TOP: Morrissey 22, 2006. BOTTOM: Lizzy, 2002.

RM: And it is anonymous. It’s the time that you spend with that person during a concert so all their sensory levels are broken down because they’re watching Morrissey: the music is so loud, there is this environment of stage lighting that creates a mood, and then you’re surrounded by hundreds of people on every side of you, squished together. So finding people in the crowd, it’s really… I talked about being an image hunter before, but then you have to be sort of a people hunter. You have to navigate through the crowd and find the people who are entranced or hysterical. Then you also have to be confident to photograph somebody while the concert is happening and if this person kind of looks at you… If you were at a concert and I went up to photograph you in a crowd—even though you are watching the concert—you are still aware that I am doing something. You might be freaked out a little bit.

BLVR: Definitely.

RM: And then I have to sort of explain to somebody through body language that what I am doing is for the purpose of, like, a better good [laughing].

BLVR: How do you do that?

RM: I’ll motion to Morrissey with my hand and then the camera and then the person—then you sort of just have to continue shooting, you have to develop a sense of trust with them within seconds…. Then there is a motion of the finger like a wheel going, meaning I am going to continue doing this and then I point to them to say, “Pay attention to Morrissey, don’t look at me.” Because lots of people will think that you want them to look at you because you are taking their picture and you want them to continue doing what they are doing. Then they understand what’s going on; I mean, not fully understand, but there is this kind of understanding.

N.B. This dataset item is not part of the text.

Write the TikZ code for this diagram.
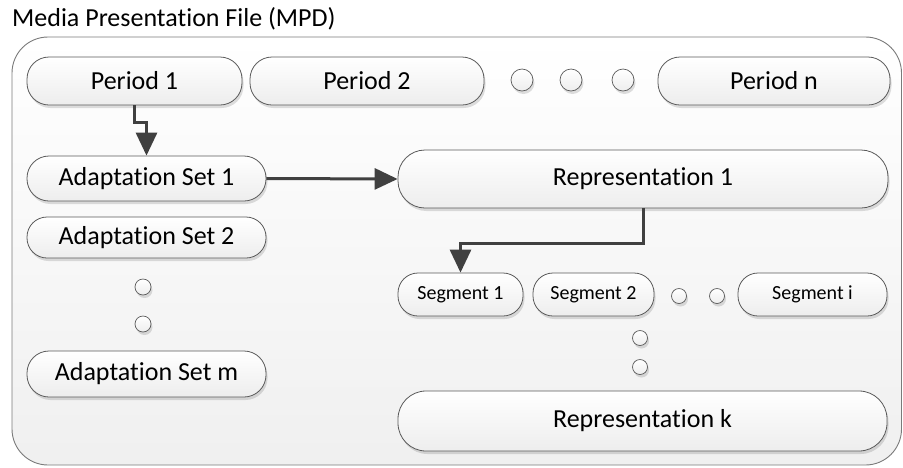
\documentclass[tikz,border=0pt]{standalone}
\usepackage{fontspec}
\setmainfont{Carlito}[RawFeature={-liga;-rlig;-clig;-dlig;-calt}]
\usetikzlibrary{arrows.meta,shadows}
\definecolor{edgegray}{HTML}{5A5A5A}
\definecolor{framegray}{HTML}{7A7A7A}
\definecolor{linkgray}{HTML}{404040}
\tikzset{
  softshadow/.style={drop shadow={shadow xshift=1.5pt, shadow yshift=-3pt, fill=black, opacity=0.13}},
  pill/.style={draw=edgegray, line width=0.8pt, rounded corners=#1,
    top color=white, bottom color=black!7, softshadow,
    inner sep=0pt, text=black, font=\fontsize{26}{30}\selectfont},
  pill/.default=22pt,
  smallpill/.style={pill=20pt, font=\fontsize{20}{24}\selectfont},
  dot/.style={circle, draw=edgegray, line width=0.7pt, top color=white,
    bottom color=black!7, softshadow, inner sep=0pt, minimum size=#1},
  dot/.default=22pt,
  link/.style={draw=linkgray, line width=3pt,
    -{Triangle[length=23pt,width=21pt]}},
}
\begin{document}
\begin{tikzpicture}[x=1pt,y=-1pt]
\useasboundingbox (0,0) rectangle (903,467);

% outer MPD container
\path[draw=framegray, line width=0.9pt, rounded corners=36pt,
      top color=white, bottom color=black!6]
  (12,37) rectangle (901.5,465);
\node[anchor=west, inner sep=0pt, font=\fontsize{26}{30}\selectfont] (title)
  at (12,19) {Media Presentation File (MPD)};

% periods
\node[pill, minimum width=215pt, minimum height=48pt] (p1) at (134.5,81) {Period 1};
\node[pill, minimum width=234pt, minimum height=48pt] (p2) at (367,81) {Period 2};
\node[dot] (pd1) at (522,80) {};
\node[dot] (pd2) at (571,80) {};
\node[dot] (pd3) at (623,80) {};
\node[pill, minimum width=232pt, minimum height=48pt] (pn) at (774,81) {Period n};

% adaptation sets
\node[pill, minimum width=239pt, minimum height=45pt] (a1) at (146.5,178.5) {Adaptation Set 1};
\node[pill=20pt, minimum width=239pt, minimum height=41pt] (a2) at (146.5,237.5) {Adaptation Set 2};
\node[dot=16pt] (ad1) at (143,287) {};
\node[dot=16pt] (ad2) at (143,324) {};
\node[pill, minimum width=239pt, minimum height=46pt] (am) at (146.5,374) {Adaptation Set m};

% representations
\node[pill=27pt, minimum width=490pt, minimum height=58pt] (r1) at (643,179) {Representation 1};
\node[smallpill, minimum width=125pt, minimum height=43pt] (s1) at (460.5,294.5) {Segment 1};
\node[smallpill, minimum width=121pt, minimum height=43pt] (s2) at (593.5,294.5) {Segment 2};
\node[dot=15pt] (sd1) at (679,296) {};
\node[dot=15pt] (sd2) at (717,296) {};
\node[smallpill, minimum width=149pt, minimum height=43pt] (si) at (812.5,294.5) {Segment i};
\node[dot=15pt] (rd1) at (640,338) {};
\node[dot=15pt] (rd2) at (640,367) {};
\node[pill=28pt, minimum width=489pt, minimum height=60pt] (rk) at (642.5,421) {Representation k};

% connectors
\draw[link] (p1.south) -- ++(0,17) -| (a1.north);
\draw[link] (a1.east) -- (r1.west);
\draw[link] (r1.south) -- ++(0,35) -| (s1.north);
\end{tikzpicture}
\end{document}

BLVR: Do most people like getting their pictures taken?

RM: Yes, I think lots of people like it. But there are some people who don’t like it, and it’s obvious to me right away if a person does not want to get their picture taken. But it’s nice because you could just move through the crowd and there are so many people who are available to photograph. I look for someone who is really getting off, who is really losing their mind or, if they are not losing their mind, then they are really in their own world and they have this gaze—they are hypnotized by Morrissey.

BLVR: How did you get the look of those photos? The colors?

RM: I sort of developed this process over time. I experimented with the film. I would run the film through the camera before I went to the shows, and I would expose it to all different kinds of light. I’d expose it to daylight; or I would expose it to sunsets; or I would expose it to TVs and to room lights. Then I would put it back in the camera and shoot it at the show and the colorful stage lighting would be mixed with the initial exposures. Then I would take it to the darkroom and even work on it more to achieve this unique color palette.

BLVR: Where did you get the idea for doing that?

RM: Sometimes when I would be shooting projects over the years, I would drop my camera and the camera back would pop open and the film would get exposed to light. When I would get the film back, it would have these yellow and red and sometimes green or blue bleeds across the image. And then I thought, How can I expose film to light and control it, so it’s not really gigantic bursts of yellow or something like that? How can I get that and control it? So I started experimenting with the film, and I figured out how to achieve different colors, how to get these really strange greens or really intense pinks or these blue-blues. And what light to expose it to and how much light to expose it to.

BLVR: What does the title Irregular Regulars mean?

RM: It’s something that Morrissey says to the audience. “Are all the Irregular Regulars here tonight?” There are so many fans who are dedicated and have been following him since the beginning of his career; there is something a little irregular about that. I consider myself and my friends and the people I have met along the way—we’re the Irregular Regulars. So that’s what the title refers to.

BLVR: I love the photographs. Everyone looks happy. Are there never pathetic or lonely people at Morrissey shows, or are you just not interested in that?

Untitled (Morrissey 7)

RM: No, no pathetic or lonely people in my world of photographs. It doesn’t exist.

BLVR: It’s just not interesting to you or you just don’t—

RM: The photographs I choose and group together aren’t really reality—it’s not real life. Someone once said to me that it’s always warm in Ryan McGinley photographs. You never feel cold. You always feel like you are in the sun. And I love that.

BLVR: And is that why you always use young, goodlooking people?

RM: I am interested in youth culture. That’s always been part of it. I mean, it’s me, it’s what I know. Over time I don’t know what’s going to happen. Will I continue to photograph young people as I get older? Maybe. Maybe I’ll make films. Maybe I’ll make a romantic comedy. Maybe I’ll photograph old people. I would just like to evolve as an artist and take risks. There is something about youth and that point in your life when you’re very free. I usually work with young artists. I like to photograph people who are in college or right out of college—there’s this sense you can do anything. That’s why a lot of these people come on my trips. They do have the time to go away for a few months.

BLVR: Your subjects are young and beautiful, but they aren’t these sculptural, perfect people.

RM: They aren’t models.

BLVR: Yeah, they’re not models, so there is a fragility and there is a sort of humanity in them. Some of the kids in your pictures have, say, chipped blue nail polish or a black eye. They still look beautiful, but it’s an earthy kind of beautiful.

RM: I don’t like it when people are too pretty. They have to have character. Something a bit fucked up about them.

BLVR: Do you have any friends who aren’t young and beautiful?

RM: I have lots of older friends. But they’re just not part of that world I want to create. It’s really a world—you have to remember that. People look at photographs and believe them as truth and they always will. People look at my photographs and think this is real—this life exists. Even if they know that it doesn’t, they want to believe a life like these photographs exists.